## START

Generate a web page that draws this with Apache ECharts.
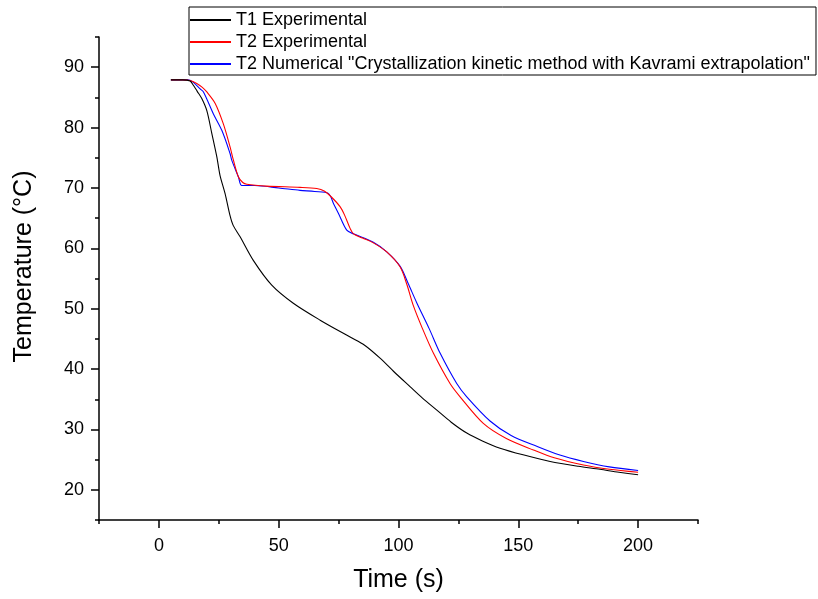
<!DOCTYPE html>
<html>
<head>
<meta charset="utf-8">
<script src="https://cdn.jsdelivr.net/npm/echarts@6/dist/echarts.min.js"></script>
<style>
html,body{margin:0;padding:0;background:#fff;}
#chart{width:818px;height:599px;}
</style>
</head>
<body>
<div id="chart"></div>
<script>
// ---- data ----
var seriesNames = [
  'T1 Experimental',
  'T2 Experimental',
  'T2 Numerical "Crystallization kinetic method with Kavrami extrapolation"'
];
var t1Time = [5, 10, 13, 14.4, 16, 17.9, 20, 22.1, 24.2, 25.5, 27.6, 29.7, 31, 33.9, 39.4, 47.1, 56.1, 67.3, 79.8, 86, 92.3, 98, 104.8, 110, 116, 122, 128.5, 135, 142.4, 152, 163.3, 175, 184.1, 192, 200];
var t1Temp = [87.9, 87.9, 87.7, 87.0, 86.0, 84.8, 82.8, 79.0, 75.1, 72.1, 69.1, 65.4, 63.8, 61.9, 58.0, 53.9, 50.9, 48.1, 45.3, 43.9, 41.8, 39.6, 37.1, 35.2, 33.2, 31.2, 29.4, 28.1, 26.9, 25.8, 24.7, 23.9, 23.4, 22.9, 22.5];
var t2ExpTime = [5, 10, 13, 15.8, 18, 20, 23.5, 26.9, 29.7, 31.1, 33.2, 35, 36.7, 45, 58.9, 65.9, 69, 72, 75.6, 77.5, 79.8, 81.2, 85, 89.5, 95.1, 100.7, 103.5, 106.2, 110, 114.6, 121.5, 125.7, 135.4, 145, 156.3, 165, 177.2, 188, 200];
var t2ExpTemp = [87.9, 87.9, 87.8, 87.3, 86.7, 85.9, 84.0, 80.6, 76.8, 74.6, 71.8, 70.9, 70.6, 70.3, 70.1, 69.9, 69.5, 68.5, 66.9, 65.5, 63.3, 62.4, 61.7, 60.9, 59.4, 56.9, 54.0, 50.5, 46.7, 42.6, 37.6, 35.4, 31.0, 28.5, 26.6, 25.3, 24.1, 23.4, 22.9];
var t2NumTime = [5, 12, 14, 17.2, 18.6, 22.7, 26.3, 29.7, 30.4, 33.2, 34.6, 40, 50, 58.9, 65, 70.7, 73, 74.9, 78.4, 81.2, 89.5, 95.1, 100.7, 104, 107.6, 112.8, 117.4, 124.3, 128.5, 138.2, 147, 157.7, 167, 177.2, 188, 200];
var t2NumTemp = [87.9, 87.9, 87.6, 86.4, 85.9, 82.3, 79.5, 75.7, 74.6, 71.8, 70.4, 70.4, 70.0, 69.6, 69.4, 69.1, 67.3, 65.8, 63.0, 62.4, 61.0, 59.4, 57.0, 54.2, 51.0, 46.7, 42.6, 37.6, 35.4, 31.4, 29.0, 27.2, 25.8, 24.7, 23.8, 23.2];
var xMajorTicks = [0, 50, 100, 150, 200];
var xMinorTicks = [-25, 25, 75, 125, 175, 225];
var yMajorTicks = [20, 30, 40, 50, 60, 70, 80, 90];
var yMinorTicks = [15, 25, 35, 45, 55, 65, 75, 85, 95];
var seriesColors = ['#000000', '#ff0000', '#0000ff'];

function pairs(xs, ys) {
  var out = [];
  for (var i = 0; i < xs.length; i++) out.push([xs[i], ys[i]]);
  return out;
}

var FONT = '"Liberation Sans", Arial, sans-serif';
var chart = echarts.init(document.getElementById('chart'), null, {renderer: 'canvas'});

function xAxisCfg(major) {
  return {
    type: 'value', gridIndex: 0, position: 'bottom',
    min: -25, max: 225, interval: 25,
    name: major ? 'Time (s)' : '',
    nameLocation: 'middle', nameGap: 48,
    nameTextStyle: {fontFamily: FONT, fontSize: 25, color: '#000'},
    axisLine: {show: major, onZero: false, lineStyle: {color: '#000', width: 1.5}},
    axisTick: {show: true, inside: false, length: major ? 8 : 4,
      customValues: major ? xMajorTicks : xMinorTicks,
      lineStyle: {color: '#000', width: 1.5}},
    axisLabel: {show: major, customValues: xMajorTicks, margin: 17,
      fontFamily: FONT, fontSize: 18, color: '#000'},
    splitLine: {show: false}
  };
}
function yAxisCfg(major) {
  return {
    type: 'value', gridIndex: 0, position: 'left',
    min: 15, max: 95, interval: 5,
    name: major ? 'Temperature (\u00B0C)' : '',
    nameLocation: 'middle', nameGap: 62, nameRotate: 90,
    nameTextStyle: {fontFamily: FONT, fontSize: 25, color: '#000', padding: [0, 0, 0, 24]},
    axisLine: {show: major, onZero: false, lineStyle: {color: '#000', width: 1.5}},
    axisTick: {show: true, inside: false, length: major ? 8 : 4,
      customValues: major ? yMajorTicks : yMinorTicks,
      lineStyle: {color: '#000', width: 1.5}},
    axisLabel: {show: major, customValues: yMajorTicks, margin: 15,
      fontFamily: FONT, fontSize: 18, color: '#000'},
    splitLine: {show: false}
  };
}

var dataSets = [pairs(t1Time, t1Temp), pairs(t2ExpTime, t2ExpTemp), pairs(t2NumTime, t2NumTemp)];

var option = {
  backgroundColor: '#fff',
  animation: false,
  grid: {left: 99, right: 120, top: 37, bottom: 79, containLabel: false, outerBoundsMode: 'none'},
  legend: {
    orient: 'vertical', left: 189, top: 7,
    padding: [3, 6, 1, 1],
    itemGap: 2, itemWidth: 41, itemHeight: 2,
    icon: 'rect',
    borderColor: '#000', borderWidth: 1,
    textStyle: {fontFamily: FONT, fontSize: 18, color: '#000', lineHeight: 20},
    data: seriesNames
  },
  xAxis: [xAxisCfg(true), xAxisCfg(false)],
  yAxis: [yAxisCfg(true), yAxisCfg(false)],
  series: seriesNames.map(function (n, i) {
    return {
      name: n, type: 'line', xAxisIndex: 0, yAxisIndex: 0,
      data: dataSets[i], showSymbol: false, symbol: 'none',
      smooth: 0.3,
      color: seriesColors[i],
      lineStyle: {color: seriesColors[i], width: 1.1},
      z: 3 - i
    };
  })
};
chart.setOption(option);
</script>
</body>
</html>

## END

Each line that holds the word "with" is to be copied.

— Result —
Generate a web page that draws this with Apache ECharts.
  'T2 Numerical "Crystallization kinetic method with Kavrami extrapolation"'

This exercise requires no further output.